SARS spurs WHO advisory to avoid travel to Hong Kong and Guangdong

2 April 2003

In a fresh effort to stem the international spread of a deadly new respiratory disease, the United Nations World Health Organization (WHO) recommended today that travellers consider postponing all but essential trips to Hong Kong and Guangdong Province in China where the illness, Severe Acute Respiratory Syndrome (SARS), has taken its greatest toll.

In a fresh effort to stem the international spread of a deadly new respiratory disease, the United Nations World Health Organization (WHO) recommended today that travellers consider postponing all but essential trips to Hong Kong and Guangdong Province in China where the illness, Severe Acute Respiratory Syndrome (SARS), has taken its greatest toll.

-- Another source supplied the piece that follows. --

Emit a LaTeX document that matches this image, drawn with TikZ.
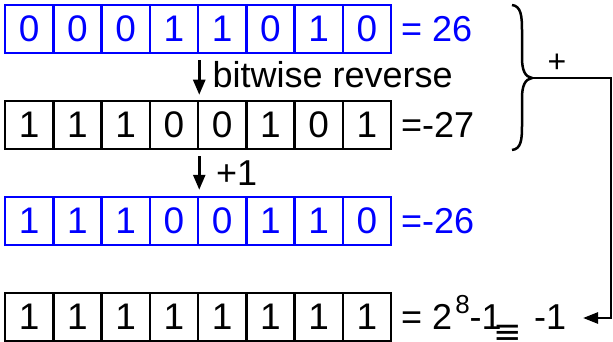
\documentclass[tikz,border=0pt]{standalone}
\usepackage{fontspec}
\setmainfont{Liberation Sans}
\newfontfamily\symfont{DejaVu Sans}
\usetikzlibrary{arrows.meta,calc}

\begin{document}
\begin{tikzpicture}[x=1pt,y=-1pt,
  cell/.style={draw, line width=2.5pt, minimum width=48.25pt, minimum height=48pt,
    inner sep=0pt, font=\fontsize{37}{37}\selectfont},
  lbl/.style={anchor=base west, inner sep=0pt, font=\fontsize{36}{36}\selectfont},
  arr/.style={line width=2.5pt, -{Triangle[length=15pt,width=12pt]}},
  thick line/.style={line width=2.5pt},
]
\useasboundingbox (0,0) rectangle (613,342);

% four rows of eight bit cells
\foreach \r/\bits/\col in {1/{0,0,0,1,1,0,1,0}/blue, 2/{1,1,1,0,0,1,0,1}/black,
                          3/{1,1,1,0,0,1,1,0}/blue, 4/{1,1,1,1,1,1,1,1}/black} {
  \foreach \b [count=\i] in \bits {
    \node[cell, draw=\col, text=\col] (r\r-\i) at ({5+48.25*(\i-0.5)}, {29+96*(\r-1)}) {\b};
  }
}

% values of the rows
\node[lbl, text=blue] (v1) at (401,41.5) {= 26};
\node[lbl] (v2) at (401,137.5) {=-27};
\node[lbl, text=blue] (v3) at (401,233.5) {=-26};
\node[lbl] (v4) at (401,329.5) {= 2\hspace{3pt}\raisebox{16.5pt}{\fontsize{26}{26}\selectfont 8}-1\hspace{-8pt}\raisebox{-14pt}{\symfont\fontsize{34}{34}\selectfont ≡}\hspace{12pt}-1};

% operations between rows
\draw[arr] ($(r1-4.south east)+(0,6)$) -- ($(r2-4.north east)+(0,-5)$);
\node[lbl] (op1) at (212.5,88) {bitwise reverse};
\draw[arr] ($(r2-4.south east)+(0,6)$) -- ($(r3-4.north east)+(0,-6)$);
\node[lbl] (op2) at (216,185) {+1};

% brace summing the first two rows
\coordinate (bt) at (532,78);
\draw[thick line] (512,5) .. controls (521,6) and (522,16) .. (522,30)
  -- (522,58) .. controls (522,70) and (525,77) .. (bt)
  .. controls (525,79) and (522,86) .. (522,98)
  -- (522,126) .. controls (522,140) and (521,149) .. (512,150);
\node[inner sep=0pt, font=\fontsize{32}{32}\selectfont] (plus) at (557,63) {+};
\coordinate (corner) at (611,78);
\coordinate (res) at (583,318);
\draw[thick line, -{Triangle[length=15pt,width=11pt]}] (bt) -- (corner) |- (res);
\end{tikzpicture}
\end{document}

At the same time, the Chinese government announced that a WHO expert team currently in Beijing would travel to Guangdong to investigate the outbreak there, the earliest and so far largest reported locus of SARS.

"These are very positive steps taken today by China," Dr. David Heymann, Executive Director of Communicable Diseases at WHO, said. "As a result we'll be able to gather even more evidence about the nature of the SARS outbreak in China."

China reported today 361 new SARS cases and 9 deaths in Guangdong for the month of March, bringing the total there from 16 November to 1,153 cases and 40 deaths. Worldwide, as of 1 April 1,800 cases with 62 deaths have been reported in 17 countries.

The new recommended travel restrictions will be reassessed daily as the epidemic evolves and do not apply to passengers simply transiting through airports in Hong Kong or Guangdong, WHO said. The agency has already recommended special screening measures at airports in four affected areas – Toronto in Canada, Singapore, Hanoi, Viet Nam, and several airports in China.

“The new travel advice is intended to limit further international spread of SARS by restricting travel to areas where the transmission patterns of SARS are not fully understood,” WHO said in a press release.

The agency also noted that the SARS situation had developed unique features in Hong Kong, where there was a continuing and significant increase in cases indicating a spread beyond the initial focus in hospitals. These developments raise questions related to other possible routes of transmission, which may involve transport of the virus from one person to another via some type of environmental means, WHO said.